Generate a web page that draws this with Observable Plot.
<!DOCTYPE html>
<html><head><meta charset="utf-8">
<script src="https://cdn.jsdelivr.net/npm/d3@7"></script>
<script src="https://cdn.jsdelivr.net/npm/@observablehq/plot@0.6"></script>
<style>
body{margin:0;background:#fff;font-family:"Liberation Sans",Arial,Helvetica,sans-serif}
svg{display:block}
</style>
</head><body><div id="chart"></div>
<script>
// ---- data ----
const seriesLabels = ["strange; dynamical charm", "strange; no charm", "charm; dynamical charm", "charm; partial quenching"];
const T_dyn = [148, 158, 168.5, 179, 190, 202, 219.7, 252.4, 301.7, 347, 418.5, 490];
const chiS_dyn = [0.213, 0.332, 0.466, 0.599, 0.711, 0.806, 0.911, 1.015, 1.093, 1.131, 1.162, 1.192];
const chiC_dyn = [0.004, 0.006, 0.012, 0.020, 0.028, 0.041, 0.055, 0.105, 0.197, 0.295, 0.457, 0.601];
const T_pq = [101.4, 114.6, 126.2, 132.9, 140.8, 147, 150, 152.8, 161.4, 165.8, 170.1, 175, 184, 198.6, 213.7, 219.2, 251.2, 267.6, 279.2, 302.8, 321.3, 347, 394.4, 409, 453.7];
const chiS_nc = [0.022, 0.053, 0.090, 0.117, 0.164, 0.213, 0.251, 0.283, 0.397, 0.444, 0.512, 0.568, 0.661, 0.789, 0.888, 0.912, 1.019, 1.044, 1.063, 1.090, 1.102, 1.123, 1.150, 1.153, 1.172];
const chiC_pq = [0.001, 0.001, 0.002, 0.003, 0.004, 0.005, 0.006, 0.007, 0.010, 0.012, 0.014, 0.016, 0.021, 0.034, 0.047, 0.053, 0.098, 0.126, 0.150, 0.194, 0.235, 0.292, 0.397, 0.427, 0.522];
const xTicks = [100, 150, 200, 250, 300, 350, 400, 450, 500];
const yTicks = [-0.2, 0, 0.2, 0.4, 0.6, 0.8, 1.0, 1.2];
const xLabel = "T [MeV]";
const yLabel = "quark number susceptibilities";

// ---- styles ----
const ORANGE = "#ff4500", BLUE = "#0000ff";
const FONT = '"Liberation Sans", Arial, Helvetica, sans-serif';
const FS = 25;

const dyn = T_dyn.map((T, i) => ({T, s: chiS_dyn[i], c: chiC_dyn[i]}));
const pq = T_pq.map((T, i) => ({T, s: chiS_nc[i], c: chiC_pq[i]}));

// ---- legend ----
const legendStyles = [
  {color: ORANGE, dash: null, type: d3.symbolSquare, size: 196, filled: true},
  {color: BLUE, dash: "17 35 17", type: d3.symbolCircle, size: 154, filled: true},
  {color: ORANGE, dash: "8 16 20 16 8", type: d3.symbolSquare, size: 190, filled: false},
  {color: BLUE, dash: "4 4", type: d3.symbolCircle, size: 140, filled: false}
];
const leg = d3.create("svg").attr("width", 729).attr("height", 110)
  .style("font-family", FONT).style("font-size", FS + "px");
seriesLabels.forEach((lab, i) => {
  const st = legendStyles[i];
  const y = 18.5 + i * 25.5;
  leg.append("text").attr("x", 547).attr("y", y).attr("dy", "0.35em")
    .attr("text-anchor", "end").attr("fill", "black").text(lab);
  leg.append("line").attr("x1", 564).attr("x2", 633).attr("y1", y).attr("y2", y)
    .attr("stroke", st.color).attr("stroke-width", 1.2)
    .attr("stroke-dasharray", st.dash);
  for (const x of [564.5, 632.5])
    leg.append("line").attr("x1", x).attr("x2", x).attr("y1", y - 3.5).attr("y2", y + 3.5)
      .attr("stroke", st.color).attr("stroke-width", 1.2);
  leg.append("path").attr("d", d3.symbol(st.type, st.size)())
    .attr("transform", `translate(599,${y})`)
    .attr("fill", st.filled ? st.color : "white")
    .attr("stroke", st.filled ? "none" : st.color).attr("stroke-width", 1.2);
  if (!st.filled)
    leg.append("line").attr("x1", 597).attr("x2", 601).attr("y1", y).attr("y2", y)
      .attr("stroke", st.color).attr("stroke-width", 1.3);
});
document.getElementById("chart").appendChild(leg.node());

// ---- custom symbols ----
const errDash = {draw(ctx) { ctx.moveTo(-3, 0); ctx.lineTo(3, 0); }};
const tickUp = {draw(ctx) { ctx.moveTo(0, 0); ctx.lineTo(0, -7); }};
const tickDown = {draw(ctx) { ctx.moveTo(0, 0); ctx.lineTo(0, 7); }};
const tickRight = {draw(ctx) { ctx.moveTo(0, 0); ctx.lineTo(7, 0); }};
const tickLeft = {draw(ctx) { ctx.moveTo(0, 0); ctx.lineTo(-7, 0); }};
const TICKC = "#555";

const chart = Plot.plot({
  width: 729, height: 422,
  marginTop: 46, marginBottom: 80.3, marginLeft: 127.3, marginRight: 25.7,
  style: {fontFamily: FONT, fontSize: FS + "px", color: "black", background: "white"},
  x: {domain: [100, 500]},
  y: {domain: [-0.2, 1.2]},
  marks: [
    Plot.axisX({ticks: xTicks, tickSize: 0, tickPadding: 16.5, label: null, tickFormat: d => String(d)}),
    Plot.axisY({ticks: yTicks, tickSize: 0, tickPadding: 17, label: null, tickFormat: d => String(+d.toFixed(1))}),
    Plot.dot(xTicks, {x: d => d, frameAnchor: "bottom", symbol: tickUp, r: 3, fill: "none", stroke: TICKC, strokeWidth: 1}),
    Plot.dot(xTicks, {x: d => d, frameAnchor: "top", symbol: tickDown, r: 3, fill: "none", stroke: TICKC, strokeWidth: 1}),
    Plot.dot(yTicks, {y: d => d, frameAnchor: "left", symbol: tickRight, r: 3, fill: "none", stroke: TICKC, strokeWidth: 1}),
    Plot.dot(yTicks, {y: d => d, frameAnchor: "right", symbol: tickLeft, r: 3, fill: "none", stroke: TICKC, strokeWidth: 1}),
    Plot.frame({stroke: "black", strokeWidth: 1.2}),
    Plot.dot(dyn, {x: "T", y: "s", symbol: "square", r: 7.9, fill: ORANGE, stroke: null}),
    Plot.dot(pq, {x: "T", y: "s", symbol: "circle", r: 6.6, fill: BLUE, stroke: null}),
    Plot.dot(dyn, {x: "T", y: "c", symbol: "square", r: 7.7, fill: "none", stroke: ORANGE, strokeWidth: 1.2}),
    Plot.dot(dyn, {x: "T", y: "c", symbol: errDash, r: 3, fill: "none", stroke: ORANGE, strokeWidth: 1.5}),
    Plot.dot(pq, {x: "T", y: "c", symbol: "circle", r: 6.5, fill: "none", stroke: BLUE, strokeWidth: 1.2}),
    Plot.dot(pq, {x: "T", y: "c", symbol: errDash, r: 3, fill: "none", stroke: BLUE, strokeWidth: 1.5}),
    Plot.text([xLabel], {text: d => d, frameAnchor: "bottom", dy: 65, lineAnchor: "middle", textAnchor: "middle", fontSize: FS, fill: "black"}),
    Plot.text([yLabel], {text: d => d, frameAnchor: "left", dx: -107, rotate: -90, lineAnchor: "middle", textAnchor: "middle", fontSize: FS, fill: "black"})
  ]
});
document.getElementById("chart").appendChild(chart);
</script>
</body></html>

****************************************

Using the listing above, reproduce each line without omission.

■ **Exercise response**:
Generate a web page that draws this with Observable Plot.
<!DOCTYPE html>
<html><head><meta charset="utf-8">
<script src="https://cdn.jsdelivr.net/npm/d3@7"></script>
<script src="https://cdn.jsdelivr.net/npm/@observablehq/plot@0.6"></script>
<style>
body{margin:0;background:#fff;font-family:"Liberation Sans",Arial,Helvetica,sans-serif}
svg{display:block}
</style>
</head><body><div id="chart"></div>
<script>
// ---- data ----
const seriesLabels = ["strange; dynamical charm", "strange; no charm", "charm; dynamical charm", "charm; partial quenching"];
const T_dyn = [148, 158, 168.5, 179, 190, 202, 219.7, 252.4, 301.7, 347, 418.5, 490];
const chiS_dyn = [0.213, 0.332, 0.466, 0.599, 0.711, 0.806, 0.911, 1.015, 1.093, 1.131, 1.162, 1.192];
const chiC_dyn = [0.004, 0.006, 0.012, 0.020, 0.028, 0.041, 0.055, 0.105, 0.197, 0.295, 0.457, 0.601];
const T_pq = [101.4, 114.6, 126.2, 132.9, 140.8, 147, 150, 152.8, 161.4, 165.8, 170.1, 175, 184, 198.6, 213.7, 219.2, 251.2, 267.6, 279.2, 302.8, 321.3, 347, 394.4, 409, 453.7];
const chiS_nc = [0.022, 0.053, 0.090, 0.117, 0.164, 0.213, 0.251, 0.283, 0.397, 0.444, 0.512, 0.568, 0.661, 0.789, 0.888, 0.912, 1.019, 1.044, 1.063, 1.090, 1.102, 1.123, 1.150, 1.153, 1.172];
const chiC_pq = [0.001, 0.001, 0.002, 0.003, 0.004, 0.005, 0.006, 0.007, 0.010, 0.012, 0.014, 0.016, 0.021, 0.034, 0.047, 0.053, 0.098, 0.126, 0.150, 0.194, 0.235, 0.292, 0.397, 0.427, 0.522];
const xTicks = [100, 150, 200, 250, 300, 350, 400, 450, 500];
const yTicks = [-0.2, 0, 0.2, 0.4, 0.6, 0.8, 1.0, 1.2];
const xLabel = "T [MeV]";
const yLabel = "quark number susceptibilities";

// ---- styles ----
const ORANGE = "#ff4500", BLUE = "#0000ff";
const FONT = '"Liberation Sans", Arial, Helvetica, sans-serif';
const FS = 25;

const dyn = T_dyn.map((T, i) => ({T, s: chiS_dyn[i], c: chiC_dyn[i]}));
const pq = T_pq.map((T, i) => ({T, s: chiS_nc[i], c: chiC_pq[i]}));

// ---- legend ----
const legendStyles = [
  {color: ORANGE, dash: null, type: d3.symbolSquare, size: 196, filled: true},
  {color: BLUE, dash: "17 35 17", type: d3.symbolCircle, size: 154, filled: true},
  {color: ORANGE, dash: "8 16 20 16 8", type: d3.symbolSquare, size: 190, filled: false},
  {color: BLUE, dash: "4 4", type: d3.symbolCircle, size: 140, filled: false}
];
const leg = d3.create("svg").attr("width", 729).attr("height", 110)
  .style("font-family", FONT).style("font-size", FS + "px");
seriesLabels.forEach((lab, i) => {
  const st = legendStyles[i];
  const y = 18.5 + i * 25.5;
  leg.append("text").attr("x", 547).attr("y", y).attr("dy", "0.35em")
    .attr("text-anchor", "end").attr("fill", "black").text(lab);
  leg.append("line").attr("x1", 564).attr("x2", 633).attr("y1", y).attr("y2", y)
    .attr("stroke", st.color).attr("stroke-width", 1.2)
    .attr("stroke-dasharray", st.dash);
  for (const x of [564.5, 632.5])
    leg.append("line").attr("x1", x).attr("x2", x).attr("y1", y - 3.5).attr("y2", y + 3.5)
      .attr("stroke", st.color).attr("stroke-width", 1.2);
  leg.append("path").attr("d", d3.symbol(st.type, st.size)())
    .attr("transform", `translate(599,${y})`)
    .attr("fill", st.filled ? st.color : "white")
    .attr("stroke", st.filled ? "none" : st.color).attr("stroke-width", 1.2);
  if (!st.filled)
    leg.append("line").attr("x1", 597).attr("x2", 601).attr("y1", y).attr("y2", y)
      .attr("stroke", st.color).attr("stroke-width", 1.3);
});
document.getElementById("chart").appendChild(leg.node());

// ---- custom symbols ----
const errDash = {draw(ctx) { ctx.moveTo(-3, 0); ctx.lineTo(3, 0); }};
const tickUp = {draw(ctx) { ctx.moveTo(0, 0); ctx.lineTo(0, -7); }};
const tickDown = {draw(ctx) { ctx.moveTo(0, 0); ctx.lineTo(0, 7); }};
const tickRight = {draw(ctx) { ctx.moveTo(0, 0); ctx.lineTo(7, 0); }};
const tickLeft = {draw(ctx) { ctx.moveTo(0, 0); ctx.lineTo(-7, 0); }};
const TICKC = "#555";

const chart = Plot.plot({
  width: 729, height: 422,
  marginTop: 46, marginBottom: 80.3, marginLeft: 127.3, marginRight: 25.7,
  style: {fontFamily: FONT, fontSize: FS + "px", color: "black", background: "white"},
  x: {domain: [100, 500]},
  y: {domain: [-0.2, 1.2]},
  marks: [
    Plot.axisX({ticks: xTicks, tickSize: 0, tickPadding: 16.5, label: null, tickFormat: d => String(d)}),
    Plot.axisY({ticks: yTicks, tickSize: 0, tickPadding: 17, label: null, tickFormat: d => String(+d.toFixed(1))}),
    Plot.dot(xTicks, {x: d => d, frameAnchor: "bottom", symbol: tickUp, r: 3, fill: "none", stroke: TICKC, strokeWidth: 1}),
    Plot.dot(xTicks, {x: d => d, frameAnchor: "top", symbol: tickDown, r: 3, fill: "none", stroke: TICKC, strokeWidth: 1}),
    Plot.dot(yTicks, {y: d => d, frameAnchor: "left", symbol: tickRight, r: 3, fill: "none", stroke: TICKC, strokeWidth: 1}),
    Plot.dot(yTicks, {y: d => d, frameAnchor: "right", symbol: tickLeft, r: 3, fill: "none", stroke: TICKC, strokeWidth: 1}),
    Plot.frame({stroke: "black", strokeWidth: 1.2}),
    Plot.dot(dyn, {x: "T", y: "s", symbol: "square", r: 7.9, fill: ORANGE, stroke: null}),
    Plot.dot(pq, {x: "T", y: "s", symbol: "circle", r: 6.6, fill: BLUE, stroke: null}),
    Plot.dot(dyn, {x: "T", y: "c", symbol: "square", r: 7.7, fill: "none", stroke: ORANGE, strokeWidth: 1.2}),
    Plot.dot(dyn, {x: "T", y: "c", symbol: errDash, r: 3, fill: "none", stroke: ORANGE, strokeWidth: 1.5}),
    Plot.dot(pq, {x: "T", y: "c", symbol: "circle", r: 6.5, fill: "none", stroke: BLUE, strokeWidth: 1.2}),
    Plot.dot(pq, {x: "T", y: "c", symbol: errDash, r: 3, fill: "none", stroke: BLUE, strokeWidth: 1.5}),
    Plot.text([xLabel], {text: d => d, frameAnchor: "bottom", dy: 65, lineAnchor: "middle", textAnchor: "middle", fontSize: FS, fill: "black"}),
    Plot.text([yLabel], {text: d => d, frameAnchor: "left", dx: -107, rotate: -90, lineAnchor: "middle", textAnchor: "middle", fontSize: FS, fill: "black"})
  ]
});
document.getElementById("chart").appendChild(chart);
</script>
</body></html>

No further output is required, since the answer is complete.